Not everyone can be a black gospel musician, of course. (For starters, you have to be black.) But there is a way for even those of us with real privilege to take a few steps closer to being a true roaring lamb. Simply, it is to identify those who are oppressed, and to cast our lot with them. Then wait a while. Suffer a while. Slowly, we may begin to develop a foundation of integrity from which true cultural influence can be based. Want an example? Take one of the most artistically influential figures in folk music, whose echoes resound across the decades, from Bob Dylan to Bruce Springsteen to Beck. Woody Guthrie spent much of the 1930s and ‘40s traveling and living with migrant laborers and dust bowl refugees, turning down opportunities for popular fame when the trappings of success interfered with his populism or his wanderlust. And though he’s rarely remembered as a Christian musician, Guthrie’s affection for the person and politics of Jesus crops up again and again among the thousands of songs he penned.

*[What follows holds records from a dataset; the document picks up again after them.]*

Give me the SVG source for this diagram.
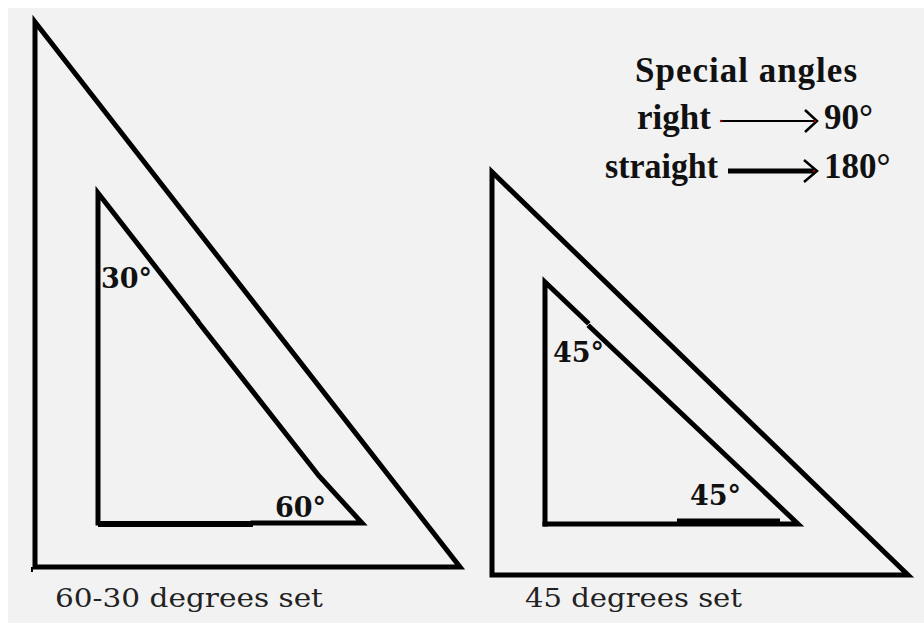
<svg xmlns="http://www.w3.org/2000/svg" width="924" height="625" viewBox="0 0 924 625">
<style>
.ln{fill:none;stroke:#000;stroke-width:5;stroke-linejoin:miter;stroke-linecap:square}
.ang{font-family:"DejaVu Serif","Liberation Serif",serif;font-weight:bold;font-size:27px;fill:#111}
.cap{font-family:"DejaVu Serif","Liberation Serif",serif;font-size:26px;fill:#222}
.sp{font-family:"Liberation Serif","Times New Roman",serif;font-weight:bold;font-size:35px;fill:#111}
.arr{fill:none;stroke:#000;stroke-linecap:butt}
</style>
<rect x="0" y="0" width="924" height="625" fill="#ffffff"/>
<rect x="8" y="8" width="916" height="615" fill="#f2f2f2"/>

<g id="set-60-30">
  <polygon class="ln" points="35,22 35,567 460,567"/>
  <line x1="32" y1="567" x2="32" y2="572" stroke="#000" stroke-width="2"/>
  <g id="inner-60-30">
    <polyline class="ln" points="98,523 98,193 197,320"/>
    <polyline class="ln" points="199,323 319,476 362,523 253,523"/>
    <line x1="98" y1="524" x2="253" y2="524" stroke="#000" stroke-width="6"/>
  </g>
  <text class="ang" x="101" y="288">30°</text>
  <text class="ang" x="275" y="517">60°</text>
  <text class="cap" x="55" y="607" textLength="268" lengthAdjust="spacingAndGlyphs">60-30 degrees set</text>
</g>

<g id="set-45">
  <polygon class="ln" points="492,172 492,575 908,575"/>
  <g id="inner-45">
    <polyline class="ln" points="545,524 545,282 587,322"/>
    <polyline class="ln" points="590,327 737,466 798,524 545,524"/>
    <line x1="677" y1="521" x2="780" y2="521" stroke="#000" stroke-width="5"/>
  </g>
  <text class="ang" x="553" y="362">45°</text>
  <text class="ang" x="690" y="505">45°</text>
  <text class="cap" x="525" y="607" textLength="217" lengthAdjust="spacingAndGlyphs">45 degrees set</text>
</g>

<g id="special-angles">
  <text class="sp" x="635" y="82" textLength="222" lengthAdjust="spacing">Special angles</text>
  <text class="sp" x="637" y="129">right</text>
  <text class="sp" x="824" y="129">90°</text>
  <text class="sp" x="605" y="178" textLength="113" lengthAdjust="spacingAndGlyphs">straight</text>
  <text class="sp" x="824" y="178">180°</text>
</g>

<g id="connectors">
  <line class="arr" x1="721" y1="121" x2="816" y2="121" stroke-width="2"/>
  <polyline class="arr" points="805,110 817,121 805,132" stroke-width="2.5"/>
  <circle cx="721" cy="121" r="1.2" fill="#a00"/>
  <circle cx="815" cy="121" r="1.2" fill="#a00"/>
  <line class="arr" x1="728" y1="171" x2="815" y2="171" stroke-width="5"/>
  <polyline class="arr" points="804,160 817,171 804,182" stroke-width="2.5"/>
  <circle cx="814" cy="171" r="1.2" fill="#a00"/>
</g>
</svg>
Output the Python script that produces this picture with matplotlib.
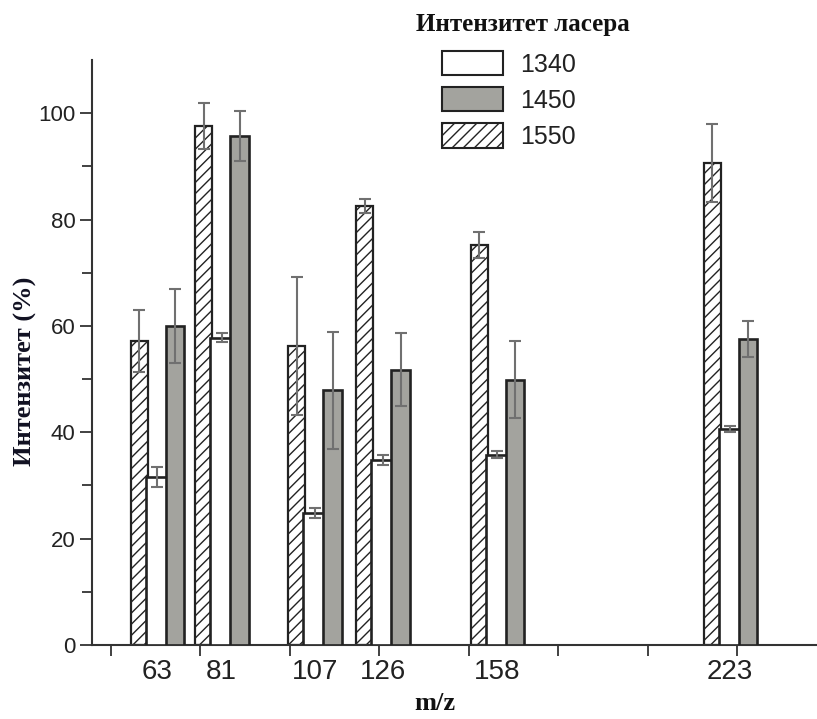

More recently, Canadian singer-songwriter Bruce Cockburn’s faith-fueled advocacy for social justice had him spending time and writing songs in Central American refugee camps. (Cockburn, too, gets a somewhat-distant nod from the Roaring Lambs producers, with Vigilantes of Love’s cover of his “Wondering Where the Lions Are.”)

This is the communion of saints toward which Roaring Lambs, the book and the CD, points ever so tentatively. Whether the “active, church-going, born-again Christians” who read Briner’s book and eagerly add the CD to their collections will join them, or whether they will simply pursue the gilded cage of success in the world’s most wealthy and powerful country, is a question that remains all too undecided.